Repeat the material verbatim. Images are excluded from the copy.

BEGIN DATA SEGMENT

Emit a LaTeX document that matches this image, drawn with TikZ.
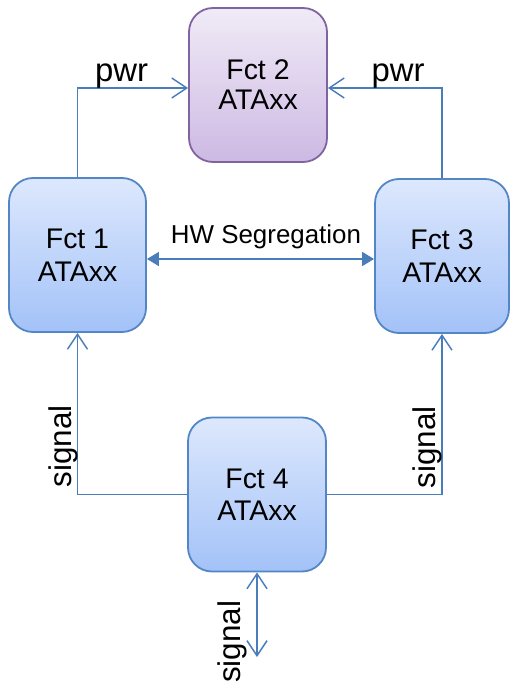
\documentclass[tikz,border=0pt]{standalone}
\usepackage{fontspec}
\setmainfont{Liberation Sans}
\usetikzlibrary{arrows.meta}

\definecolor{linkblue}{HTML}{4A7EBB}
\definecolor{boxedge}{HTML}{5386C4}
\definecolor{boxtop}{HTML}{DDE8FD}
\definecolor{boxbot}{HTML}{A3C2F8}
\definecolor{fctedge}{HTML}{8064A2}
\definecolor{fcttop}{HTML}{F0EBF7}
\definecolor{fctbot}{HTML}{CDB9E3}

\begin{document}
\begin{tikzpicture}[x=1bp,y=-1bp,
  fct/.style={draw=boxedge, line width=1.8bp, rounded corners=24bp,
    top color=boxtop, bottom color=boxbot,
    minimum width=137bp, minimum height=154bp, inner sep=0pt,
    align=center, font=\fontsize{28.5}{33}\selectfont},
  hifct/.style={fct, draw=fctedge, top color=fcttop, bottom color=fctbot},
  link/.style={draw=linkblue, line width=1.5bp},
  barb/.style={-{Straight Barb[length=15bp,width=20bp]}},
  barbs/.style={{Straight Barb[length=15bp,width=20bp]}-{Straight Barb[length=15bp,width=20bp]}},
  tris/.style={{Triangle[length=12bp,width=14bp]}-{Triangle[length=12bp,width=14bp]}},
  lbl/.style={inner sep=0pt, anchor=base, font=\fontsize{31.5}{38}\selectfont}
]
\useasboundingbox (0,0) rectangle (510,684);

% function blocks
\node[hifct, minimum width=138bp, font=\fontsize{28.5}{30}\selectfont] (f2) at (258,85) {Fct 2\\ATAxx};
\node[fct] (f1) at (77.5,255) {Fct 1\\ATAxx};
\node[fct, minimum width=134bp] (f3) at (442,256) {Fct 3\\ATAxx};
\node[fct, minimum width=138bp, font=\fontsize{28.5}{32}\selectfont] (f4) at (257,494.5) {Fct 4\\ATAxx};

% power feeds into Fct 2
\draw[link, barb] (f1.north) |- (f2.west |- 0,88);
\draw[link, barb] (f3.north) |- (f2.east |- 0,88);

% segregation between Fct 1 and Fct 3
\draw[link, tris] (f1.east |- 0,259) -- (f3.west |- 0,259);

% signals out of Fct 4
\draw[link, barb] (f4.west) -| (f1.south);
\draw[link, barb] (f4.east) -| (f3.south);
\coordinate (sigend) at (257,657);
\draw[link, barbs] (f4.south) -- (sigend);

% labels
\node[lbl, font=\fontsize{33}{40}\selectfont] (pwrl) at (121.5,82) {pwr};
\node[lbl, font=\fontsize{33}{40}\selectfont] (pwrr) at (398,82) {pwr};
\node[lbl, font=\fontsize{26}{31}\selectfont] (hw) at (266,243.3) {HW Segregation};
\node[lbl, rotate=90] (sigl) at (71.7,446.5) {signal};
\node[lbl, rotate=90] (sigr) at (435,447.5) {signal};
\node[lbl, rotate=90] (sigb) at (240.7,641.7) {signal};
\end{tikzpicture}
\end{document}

END DATA SEGMENT

▶ [RESPONSE BELOW]:
Emit a LaTeX document that matches this image, drawn with TikZ.
\documentclass[tikz,border=0pt]{standalone}
\usepackage{fontspec}
\setmainfont{Liberation Sans}
\usetikzlibrary{arrows.meta}

\definecolor{linkblue}{HTML}{4A7EBB}
\definecolor{boxedge}{HTML}{5386C4}
\definecolor{boxtop}{HTML}{DDE8FD}
\definecolor{boxbot}{HTML}{A3C2F8}
\definecolor{fctedge}{HTML}{8064A2}
\definecolor{fcttop}{HTML}{F0EBF7}
\definecolor{fctbot}{HTML}{CDB9E3}

\begin{document}
\begin{tikzpicture}[x=1bp,y=-1bp,
  fct/.style={draw=boxedge, line width=1.8bp, rounded corners=24bp,
    top color=boxtop, bottom color=boxbot,
    minimum width=137bp, minimum height=154bp, inner sep=0pt,
    align=center, font=\fontsize{28.5}{33}\selectfont},
  hifct/.style={fct, draw=fctedge, top color=fcttop, bottom color=fctbot},
  link/.style={draw=linkblue, line width=1.5bp},
  barb/.style={-{Straight Barb[length=15bp,width=20bp]}},
  barbs/.style={{Straight Barb[length=15bp,width=20bp]}-{Straight Barb[length=15bp,width=20bp]}},
  tris/.style={{Triangle[length=12bp,width=14bp]}-{Triangle[length=12bp,width=14bp]}},
  lbl/.style={inner sep=0pt, anchor=base, font=\fontsize{31.5}{38}\selectfont}
]
\useasboundingbox (0,0) rectangle (510,684);

% function blocks
\node[hifct, minimum width=138bp, font=\fontsize{28.5}{30}\selectfont] (f2) at (258,85) {Fct 2\\ATAxx};
\node[fct] (f1) at (77.5,255) {Fct 1\\ATAxx};
\node[fct, minimum width=134bp] (f3) at (442,256) {Fct 3\\ATAxx};
\node[fct, minimum width=138bp, font=\fontsize{28.5}{32}\selectfont] (f4) at (257,494.5) {Fct 4\\ATAxx};

% power feeds into Fct 2
\draw[link, barb] (f1.north) |- (f2.west |- 0,88);
\draw[link, barb] (f3.north) |- (f2.east |- 0,88);

% segregation between Fct 1 and Fct 3
\draw[link, tris] (f1.east |- 0,259) -- (f3.west |- 0,259);

% signals out of Fct 4
\draw[link, barb] (f4.west) -| (f1.south);
\draw[link, barb] (f4.east) -| (f3.south);
\coordinate (sigend) at (257,657);
\draw[link, barbs] (f4.south) -- (sigend);

% labels
\node[lbl, font=\fontsize{33}{40}\selectfont] (pwrl) at (121.5,82) {pwr};
\node[lbl, font=\fontsize{33}{40}\selectfont] (pwrr) at (398,82) {pwr};
\node[lbl, font=\fontsize{26}{31}\selectfont] (hw) at (266,243.3) {HW Segregation};
\node[lbl, rotate=90] (sigl) at (71.7,446.5) {signal};
\node[lbl, rotate=90] (sigr) at (435,447.5) {signal};
\node[lbl, rotate=90] (sigb) at (240.7,641.7) {signal};
\end{tikzpicture}
\end{document}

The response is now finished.